Here is the output of parquet-tools:

row group 0

name: BINARY SNAPPY DO:0 FPO:4 SZ:90/90/1.00 VC:3 ENC:PLAIN,RLE
quantity: INT64 SNAPPY DO:0 FPO:156 SZ:77/77/1.00 VC:3 ENC:PLAIN,RLE
price: DOUBLE SNAPPY DO:0 FPO:310 SZ:88/88/1.00 VC:3 ENC:PLAIN,RLE
date: INT64 SNAPPY DO:0 FPO:472 SZ:94/94/1.00 VC:3 ENC:PLAIN,RLE
in_stock: BOOLEAN SNAPPY DO:0 FPO:639 SZ:43/43/1.00 VC:3 ENC:PLAIN,RLE

name TV=3 RL=0 DL=0
----------------------------------------------------------------------------
page 0:  DLE:RLE RLE:RLE VLE:PLAIN ST:[no stats for this column] SZ:30 VC:3

quantity TV=3 RL=0 DL=0
----------------------------------------------------------------------------
page 0:  DLE:RLE RLE:RLE VLE:PLAIN ST:[min: 10, max: 10, num_nulls: 0] SZ:24 [more]...

price TV=3 RL=0 DL=1
----------------------------------------------------------------------------
page 0:  DLE:RLE RLE:RLE VLE:PLAIN ST:[min: 2.50000, max: 2.50000, [more]... VC:3

date TV=3 RL=0 DL=0
----------------------------------------------------------------------------
page 0:  DLE:RLE RLE:RLE VLE:PLAIN ST:[min: 1534690611464, max: 15 [more]... VC:3

in_stock TV=3 RL=0 DL=0
----------------------------------------------------------------------------
page 0:  DLE:RLE RLE:RLE VLE:PLAIN ST:[min: true, max: true, num_nulls: 0] [more]...

BINARY name

*** row group 1 of 1, values 1 to 3 ***
value 1: R:0 D:0 V:apples
value 2: R:0 D:0 V:oranges
value 3: R:0 D:0 V:pears

INT64 quantity

*** row group 1 of 1, values 1 to 3 ***
value 1: R:0 D:0 V:10
value 2: R:0 D:0 V:10
value 3: R:0 D:0 V:10

DOUBLE price

*** row group 1 of 1, values 1 to 3 ***
value 1: R:0 D:1 V:2.5
value 2: R:0 D:1 V:2.5
value 3: R:0 D:0 V:

INT64 date

*** row group 1 of 1, values 1 to 3 ***
value 1: R:0 D:0 V:1534690611464
value 2: R:0 D:0 V:1534690611465
value 3: R:0 D:0 V:1534690611465

BOOLEAN in_stock

*** row group 1 of 1, values 1 to 3 ***
value 1: R:0 D:0 V:true
value 2: R:0 D:0 V:true
value 3: R:0 D:0 V:true

This is looking like an issue with parquet-cpp in general. I built parquet-cpp and see some errors there as well when reading the output. So doesn’t look like a dremio specific issue. I’ll keep researching, but not likely anything to be done on the dremio side of things.

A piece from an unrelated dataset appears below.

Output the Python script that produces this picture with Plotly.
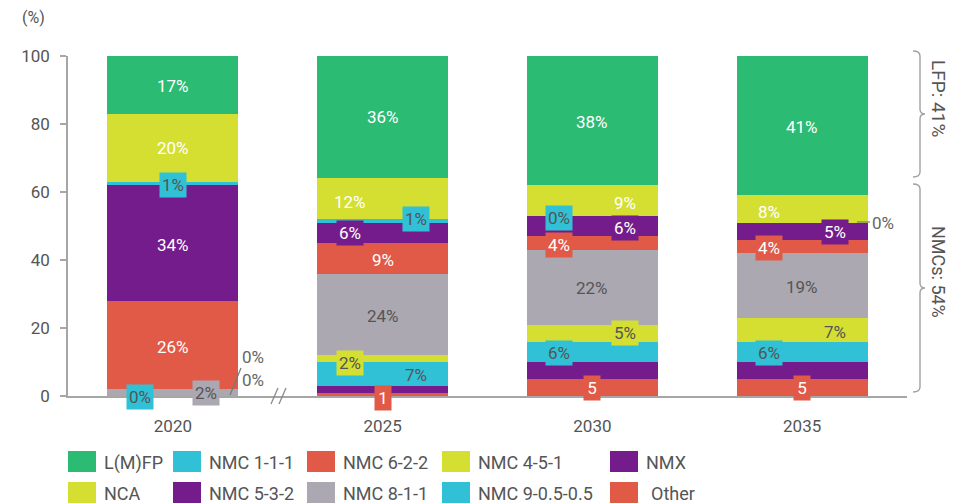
import plotly.graph_objects as go

# ---------------- data ----------------
years = ["2020", "2025", "2030", "2035"]
# stacked bottom -> top
other = [0, 1, 5, 5]
nmx = [0, 2, 5, 5]
nmc_9_05_05 = [0, 7, 6, 6]
nmc_4_5_1 = [0, 2, 5, 7]
nmc_8_1_1 = [2, 24, 22, 19]
nmc_6_2_2 = [26, 9, 4, 4]
nmc_5_3_2 = [34, 6, 6, 5]
nmc_1_1_1 = [1, 1, 0, 0]
nca = [20, 12, 9, 8]
lmfp = [17, 36, 38, 41]

series_names = ["Other", "NMX", "NMC 9-0.5-0.5", "NMC 4-5-1", "NMC 8-1-1",
                "NMC 6-2-2", "NMC 5-3-2", "NMC 1-1-1", "NCA", "L(M)FP"]
series_values = [other, nmx, nmc_9_05_05, nmc_4_5_1, nmc_8_1_1,
                 nmc_6_2_2, nmc_5_3_2, nmc_1_1_1, nca, lmfp]

legend_rows = [["L(M)FP", "NMC 1-1-1", "NMC 6-2-2", "NMC 4-5-1", "NMX"],
               ["NCA", "NMC 5-3-2", "NMC 8-1-1", "NMC 9-0.5-0.5", "Other"]]

bracket_texts = ["LFP: 41%", "NMCs: 54%"]
y_ticks = [0, 20, 40, 60, 80, 100]

# ---------------- style ----------------
GREEN, CYAN, RED, YEL, PUR, GRAY = "#2bbb73", "#30c1d6", "#e05a47", "#d4df31", "#741c8b", "#aba8b1"
colors = {"Other": RED, "NMX": PUR, "NMC 9-0.5-0.5": CYAN, "NMC 4-5-1": YEL,
          "NMC 8-1-1": GRAY, "NMC 6-2-2": RED, "NMC 5-3-2": PUR, "NMC 1-1-1": CYAN,
          "NCA": YEL, "L(M)FP": GREEN}
FONT = "Roboto, Liberation Sans, Arial, sans-serif"
DARK = "#555555"
AXC = "#a6a6a6"

W, H = 966, 503
L, R, T, B = 68, 59, 56, 107
PW, PH = W - L - R, H - T - B


def px(x):
    return (x - L) / PW


def py(y):
    return (H - B - y) / PH


fig = go.Figure()
for name, vals in zip(series_names, series_values):
    fig.add_trace(go.Bar(x=list(range(len(years))), y=vals, name=name,
                         marker_color=colors[name], marker_line_width=0, showlegend=False))

# cumulative bases
bases = {}
cum = [0] * len(years)
for name, vals in zip(series_names, series_values):
    bases[name] = list(cum)
    cum = [c + v for c, v in zip(cum, vals)]
val_of = dict(zip(series_names, series_values))

# label spec: (series, year index, horizontal pos -1/0/1, boxed, dy px, dark text)
label_spec = [
    ("L(M)FP", 0, 0, False, 1, False), ("NCA", 0, 0, False, 0, False),
    ("NMC 1-1-1", 0, 0, True, 1, True), ("NMC 5-3-2", 0, 0, False, 2, False),
    ("NMC 6-2-2", 0, 0, False, 2, False), ("NMC 8-1-1", 0, 1, True, 0, True),
    ("NMC 9-0.5-0.5", 0, -1, True, 1, True),

    ("L(M)FP", 1, 0, False, 0, False), ("NCA", 1, -1, False, 3, False),
    ("NMC 1-1-1", 1, 1, True, -2, True), ("NMC 5-3-2", 1, -1, True, 0, False),
    ("NMC 6-2-2", 1, 0, False, 2, False), ("NMC 8-1-1", 1, 0, False, 2, True),
    ("NMC 4-5-1", 1, -1, True, 4, True), ("NMC 9-0.5-0.5", 1, 1, False, 1, True),
    ("Other", 1, 0, True, 4, False),

    ("L(M)FP", 2, 0, False, 1, False), ("NCA", 2, 1, False, 2, False),
    ("NMC 1-1-1", 2, -1, True, 2, True), ("NMC 5-3-2", 2, 1, True, 2, False),
    ("NMC 6-2-2", 2, -1, True, 2, False), ("NMC 8-1-1", 2, 0, False, 1, True),
    ("NMC 4-5-1", 2, 1, True, 0, True), ("NMC 9-0.5-0.5", 2, -1, True, 1, True),
    ("Other", 2, 0, True, 0, False),

    ("L(M)FP", 3, 0, False, 1, False), ("NCA", 3, -1, False, 3, False),
    ("NMC 5-3-2", 3, 1, True, 1, False), ("NMC 6-2-2", 3, -1, True, 2, False),
    ("NMC 8-1-1", 3, 0, False, 1, True), ("NMC 4-5-1", 3, 1, False, 2, True),
    ("NMC 9-0.5-0.5", 3, -1, True, 1, True), ("Other", 3, 0, True, 0, False),
]

ann = []
for name, i, pos, boxed, dy, dark in label_spec:
    v = val_of[name][i]
    txt = f"{v}" if name == "Other" else f"{v}%"
    y = bases[name][i] + v / 2
    a = dict(x=i, y=y, xref="x", yref="y", text=txt, showarrow=False,
             xshift=33 * pos, yshift=-dy,
             font=dict(family=FONT, size=17, color=DARK if dark else "white"))
    if boxed:
        a.update(bgcolor=colors[name], borderpad=2)
        if name == "Other":
            a.update(width=12)
    ann.append(a)

# outside zero labels
ZF = dict(family=FONT, size=17, color="#666666")
ann.append(dict(x=0, y=11.5, xref="x", yref="y", text=f"{nmc_4_5_1[0]}%", showarrow=False,
                xshift=80, font=ZF))
ann.append(dict(x=0, y=4.7, xref="x", yref="y", text=f"{nmx[0]}%", showarrow=False,
                xshift=80, font=ZF))
ann.append(dict(x=3, y=bases["NMC 1-1-1"][3], xref="x", yref="y",
                text=f"{nmc_1_1_1[3]}%", showarrow=False, xshift=81, font=ZF))

shapes = []
# leader lines
shapes.append(dict(type="line", xref="paper", yref="paper", x0=px(230), y0=py(395),
                   x1=px(241), y1=py(368), line=dict(color="#777777", width=1.2)))
shapes.append(dict(type="line", xref="paper", yref="paper", x0=px(857), y0=py(222),
                   x1=px(870), y1=py(222), line=dict(color="#777777", width=1.2)))
# axis break
for x0 in (271, 279):
    shapes.append(dict(type="line", xref="paper", yref="paper", x0=px(x0), y0=py(404),
                       x1=px(x0 + 7), y1=py(388), line=dict(color="#888888", width=1.3)))


def brace(top, bot, xl=920, xc=913, xt=925, r=5):
    m = (top + bot) / 2
    pts = [
        f"M {px(xc)},{py(top)}",
        f"Q {px(xl)},{py(top)} {px(xl)},{py(top + r)}",
        f"L {px(xl)},{py(m - r)}",
        f"Q {px(xl)},{py(m)} {px(xt)},{py(m)}",
        f"Q {px(xl)},{py(m)} {px(xl)},{py(m + r)}",
        f"L {px(xl)},{py(bot - r)}",
        f"Q {px(xl)},{py(bot)} {px(xc)},{py(bot)}",
    ]
    return dict(type="path", xref="paper", yref="paper", path=" ".join(pts),
                line=dict(color="#a0a0a0", width=1.4))


shapes.append(brace(51, 177))
shapes.append(brace(184, 392))
ann.append(dict(x=px(939), y=py(98), xref="paper", yref="paper", text=bracket_texts[0],
                textangle=90, showarrow=False, xanchor="center", yanchor="middle",
                font=dict(family=FONT, size=19, color=DARK)))
ann.append(dict(x=px(939), y=py(272), xref="paper", yref="paper", text=bracket_texts[1],
                textangle=90, showarrow=False, xanchor="center", yanchor="middle",
                font=dict(family=FONT, size=18, color=DARK)))

# y-axis unit
ann.append(dict(x=px(33), y=py(18), xref="paper", yref="paper", text="(%)", showarrow=False,
                xanchor="center", yanchor="middle",
                font=dict(family=FONT, size=16, color=DARK)))

# manual legend
col_x = [68, 173, 307, 442, 610]
row_y = [461.5, 492.5]
for r, row in enumerate(legend_rows):
    for c, name in enumerate(row):
        x0 = col_x[c]
        yc = row_y[r]
        shapes.append(dict(type="rect", xref="paper", yref="paper", x0=px(x0), x1=px(x0 + 28),
                           y0=py(yc + 10.5), y1=py(yc - 10.5), fillcolor=colors[name],
                           line=dict(width=0)))
        ann.append(dict(x=px(x0 + 34 + (5 if name == "Other" else 0)), y=py(yc + 1),
                        xref="paper", yref="paper", text=name, showarrow=False,
                        xanchor="left", yanchor="middle",
                        font=dict(family=FONT, size=18, color=DARK)))

fig.update_layout(
    width=W, height=H, margin=dict(l=L, r=R, t=T, b=B),
    barmode="stack", bargap=0.375,
    plot_bgcolor="white", paper_bgcolor="white",
    annotations=ann, shapes=shapes,
    xaxis=dict(range=[-0.5, 3.5], tickvals=list(range(len(years))), ticktext=years,
               showline=True, linecolor=AXC, linewidth=1.5,
               ticks="", showgrid=False, zeroline=False,
               tickfont=dict(family=FONT, size=17, color=DARK),
               ticklabelstandoff=14),
    yaxis=dict(range=[0, 100], tickvals=y_ticks, showline=True, linecolor=AXC, linewidth=1.5,
               ticks="outside", ticklen=6, tickcolor=AXC, tickwidth=1.5, showgrid=False,
               zeroline=False, tickfont=dict(family=FONT, size=17, color=DARK),
               ticklabelstandoff=7),
)

fig.write_html("out.html", config={"displayModeBar": False},
               post_script="document.body.style.margin='0px';")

Still trying to figure out the issue. The error is here:

(java.lang.NullPointerException) null com.dremio.parquet.pages.IncrementalPageReaderIterator.next():94 com.dremio.parquet.pages.MemoizingPageIterator.next()

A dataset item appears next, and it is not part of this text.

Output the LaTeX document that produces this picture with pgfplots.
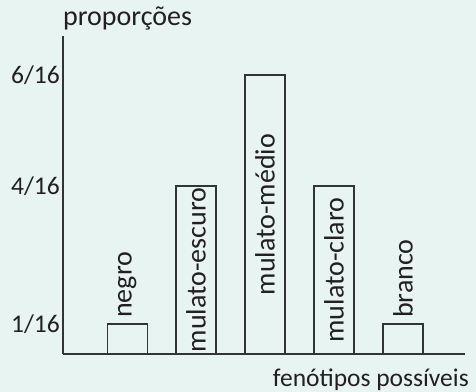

But I don’t see that code in github. Do you know where I need to go to have a look?

I found the issue, parquet-cpp doesn’t support DATA_PAGE_V2 yet. I needed to downgrade the library to use DATA_PAGE.

1 Like

I have very close issue. I am trying to generate parquet file in Spark-shell and I can read the file in Spark but when I open the parquet file in Dremio, I am getting errors “Something went wrong”

Error in parquet reader (complex). Message: Failure in setting up reader Parquet Metadata: ParquetMetaData{FileMetaData{schema: message spark_schema

Could you please try 3.1.4 version, we recently fixed a bug around reading v2 data pages in parquet.

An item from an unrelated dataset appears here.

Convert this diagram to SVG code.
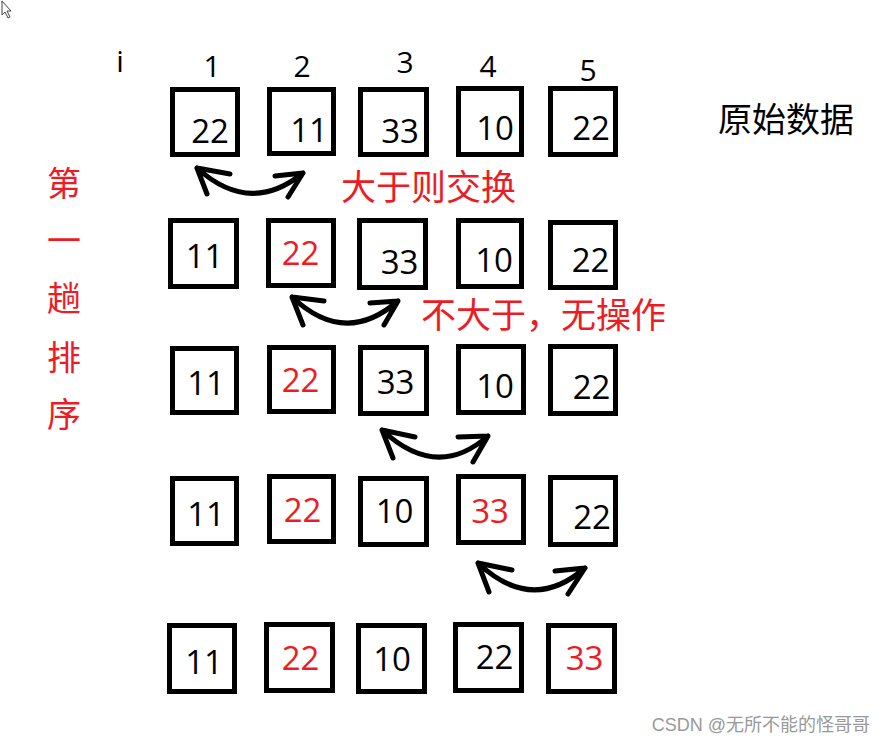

You mean 3.1.3 or 3.1.4? The main page shows 3.1.3 available for download.

Hi @david.lee,

Apologies for the confusion. This fix will be available in the next Community Edition release, 3.1.6, which will be available next week.

Hello Friends

Im trying to read a parquet file stored in S3 bucket using Dremio Dataset. I am receiving a error Error in parquet reader (complex). Message: Failure in setting up reader Parquet Metadata: ParquetMetaData{FileMetaData{schema: message spark_schema . Can you please help here.

Thanks,
Harish.

That is because the file is compressed as snappy, and has a .crc extension on the end, try to generate the files uncompressed, and you’ll be good to go.